» Problem statement:
Restate the listing that follows word for word, without its pictures.

» Given information:
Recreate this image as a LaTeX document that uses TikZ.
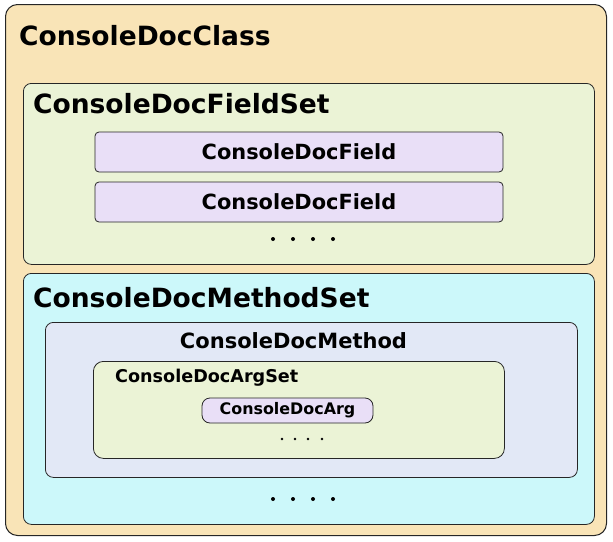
\documentclass[tikz,border=0pt]{standalone}
\usepackage{fontspec}
\setmainfont{DejaVu Sans}
\definecolor{classfill}{RGB}{249,228,183}
\definecolor{setfill}{RGB}{235,243,214}
\definecolor{itemfill}{RGB}{233,223,247}
\definecolor{methsetfill}{RGB}{204,248,250}
\definecolor{methfill}{RGB}{226,232,246}
\tikzset{
  box/.style={draw=black!85,line width=0.8pt,rounded corners=8pt,inner sep=0pt,anchor=north west},
  item/.style={draw=black!85,line width=0.8pt,fill=itemfill,inner sep=0pt},
  bigtitle/.style={font=\bfseries\fontsize{26.5}{30}\selectfont,anchor=base west,inner sep=0pt},
}
\begin{document}
\begin{tikzpicture}[x=1pt,y=-1pt]
\useasboundingbox (0,0) rectangle (613,541);
% outer class box
\node[box,fill=classfill,rounded corners=12pt,line width=1pt,minimum width=601pt,minimum height=531pt] (cls) at (5,4) {};
\node[bigtitle] (clstitle) at (19,45) {ConsoleDocClass};
% field set
\node[box,fill=setfill,minimum width=571pt,minimum height=181pt] (fieldset) at (23,83) {};
\node[bigtitle] (fieldsettitle) at (33,113) {ConsoleDocFieldSet};
\node[item,rounded corners=4pt,minimum width=408pt,minimum height=40pt,font=\bfseries\fontsize{20.9}{24}\selectfont] (fieldA) at (299,152) {ConsoleDocField};
\node[item,rounded corners=4pt,minimum width=408pt,minimum height=40pt,font=\bfseries\fontsize{20.9}{24}\selectfont] (fieldB) at (299,202) {ConsoleDocField};
\foreach \x in {273,293,313,333} \fill (\x,239) circle (2pt);
% method set
\node[box,fill=methsetfill,minimum width=571pt,minimum height=251pt] (methodset) at (23,273) {};
\node[bigtitle] (methodsettitle) at (33,307) {ConsoleDocMethodSet};
\node[box,fill=methfill,minimum width=532pt,minimum height=155pt] (method) at (45,322) {};
\node[font=\bfseries\fontsize{21}{24}\selectfont,anchor=base,inner sep=0pt] (methodtitle) at (293.5,348) {ConsoleDocMethod};
\node[box,fill=setfill,rounded corners=10pt,minimum width=411pt,minimum height=97pt] (argset) at (93,361) {};
\node[font=\bfseries\fontsize{17.6}{20}\selectfont,anchor=base west,inner sep=0pt] (argsettitle) at (115,382) {ConsoleDocArgSet};
\node[item,rounded corners=8pt,minimum width=171pt,minimum height=25pt,font=\bfseries\fontsize{15.9}{18}\selectfont] (arg) at (287.5,410.5) {ConsoleDocArg};
\foreach \x in {282,295,308,322} \fill (\x,439) circle (1.4pt);
\foreach \x in {273,293,313,333} \fill (\x,499) circle (2pt);
\end{tikzpicture}
\end{document}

» Solution to the exercise:
Recreate this image as a LaTeX document that uses TikZ.
\documentclass[tikz,border=0pt]{standalone}
\usepackage{fontspec}
\setmainfont{DejaVu Sans}
\definecolor{classfill}{RGB}{249,228,183}
\definecolor{setfill}{RGB}{235,243,214}
\definecolor{itemfill}{RGB}{233,223,247}
\definecolor{methsetfill}{RGB}{204,248,250}
\definecolor{methfill}{RGB}{226,232,246}
\tikzset{
  box/.style={draw=black!85,line width=0.8pt,rounded corners=8pt,inner sep=0pt,anchor=north west},
  item/.style={draw=black!85,line width=0.8pt,fill=itemfill,inner sep=0pt},
  bigtitle/.style={font=\bfseries\fontsize{26.5}{30}\selectfont,anchor=base west,inner sep=0pt},
}
\begin{document}
\begin{tikzpicture}[x=1pt,y=-1pt]
\useasboundingbox (0,0) rectangle (613,541);
% outer class box
\node[box,fill=classfill,rounded corners=12pt,line width=1pt,minimum width=601pt,minimum height=531pt] (cls) at (5,4) {};
\node[bigtitle] (clstitle) at (19,45) {ConsoleDocClass};
% field set
\node[box,fill=setfill,minimum width=571pt,minimum height=181pt] (fieldset) at (23,83) {};
\node[bigtitle] (fieldsettitle) at (33,113) {ConsoleDocFieldSet};
\node[item,rounded corners=4pt,minimum width=408pt,minimum height=40pt,font=\bfseries\fontsize{20.9}{24}\selectfont] (fieldA) at (299,152) {ConsoleDocField};
\node[item,rounded corners=4pt,minimum width=408pt,minimum height=40pt,font=\bfseries\fontsize{20.9}{24}\selectfont] (fieldB) at (299,202) {ConsoleDocField};
\foreach \x in {273,293,313,333} \fill (\x,239) circle (2pt);
% method set
\node[box,fill=methsetfill,minimum width=571pt,minimum height=251pt] (methodset) at (23,273) {};
\node[bigtitle] (methodsettitle) at (33,307) {ConsoleDocMethodSet};
\node[box,fill=methfill,minimum width=532pt,minimum height=155pt] (method) at (45,322) {};
\node[font=\bfseries\fontsize{21}{24}\selectfont,anchor=base,inner sep=0pt] (methodtitle) at (293.5,348) {ConsoleDocMethod};
\node[box,fill=setfill,rounded corners=10pt,minimum width=411pt,minimum height=97pt] (argset) at (93,361) {};
\node[font=\bfseries\fontsize{17.6}{20}\selectfont,anchor=base west,inner sep=0pt] (argsettitle) at (115,382) {ConsoleDocArgSet};
\node[item,rounded corners=8pt,minimum width=171pt,minimum height=25pt,font=\bfseries\fontsize{15.9}{18}\selectfont] (arg) at (287.5,410.5) {ConsoleDocArg};
\foreach \x in {282,295,308,322} \fill (\x,439) circle (1.4pt);
\foreach \x in {273,293,313,333} \fill (\x,499) circle (2pt);
\end{tikzpicture}
\end{document}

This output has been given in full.